VGS’ innovation comes in replacing this data with “format preserving aliases” that are privacy safe. “Your app code doesn’t know the difference between this and actually sensitive data,” Abdelkader explains. In 30 minutes of integration, apps can be reworked to route traffic through VGS without ever talking to a salesperson. VGS locks up the real strings and sends the aliases to you instead, then intercepts those aliases and swaps them with the originals when necessary.
“We don’t actually see your data that you vault on VGS,” Abdelkader tells me. “It’s basically modeled after prison. The valuables are stored in isolation.” That means a business’ differentiator is their business logic, not the way they store data.
For example, fintech startup LendUp works with VGS to issue virtual credit card numbers that are replaced with fake numbers in LendUp’s databases. That way if it’s hacked, users’ don’t get their cards stolen. But when those card numbers are sent to a processor to actually make a payment, the real card numbers are subbed in last-minute.
VGS charges per data record and operation, with the first 500 records and 100,000 sensitive API calls free; $20 a month gets clients double that, and then they pay 4 cent per record and 2 cents per operation. VGS provides access to insurance too, working with a variety of underwriters. It starts with $1 million policies that can be much larger for Fortune 500s and other big companies, which might want $20 million per incident.
Obviously, VGS has to be obsessive about its own security. A breach of its vaults could kill its brand. “I don’t sleep. I worry I’ll miss something. Are we a giant honey pot?,” Abdelkader wonders. “We’ve invested a significant amount of our money into 24/7 monitoring for intrusions.”
Beyond the threat of hackers, VGS also has to battle with others picking away at part of its stack or trying to compete with the whole, like TokenEx, HP’s Voltage, Thales’ Vormetric, Oracle and more. But it’s do-it-yourself security that’s the status quo and what VGS is really trying to disrupt.
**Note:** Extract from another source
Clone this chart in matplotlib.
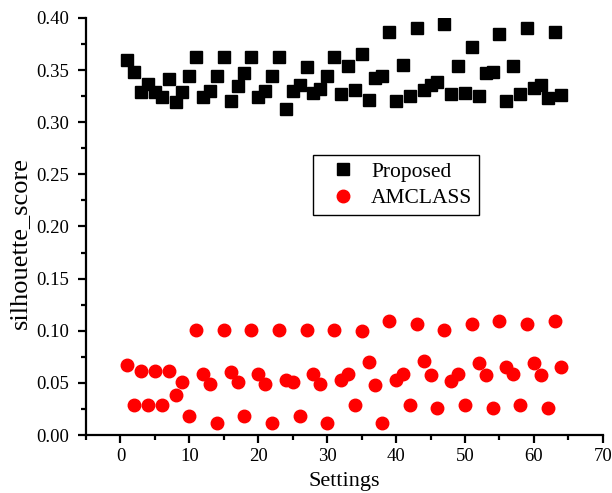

But VGS has a big accruing advantage. Each time it works with a clients’ partners like Experian or TransUnion for a company working with credit checks, it already has a relationship with them the next time another clients has to connect with these partners. Abdelkader hopes that, “Effectively, we become a standard of data security and privacy. All the institutions will just say ‘why don’t you use VGS?'”
That standard only works if it’s constantly evolving to win the cat-and-mouse game versus attackers. While a company is worrying about the particular value it adds to the world, these intelligent human adversaries can find a weak link in their security — costing them a fortune and ruining their relationships. “I’m selling trust,” Abdelkader concludes. That peace of mind is often worth the price.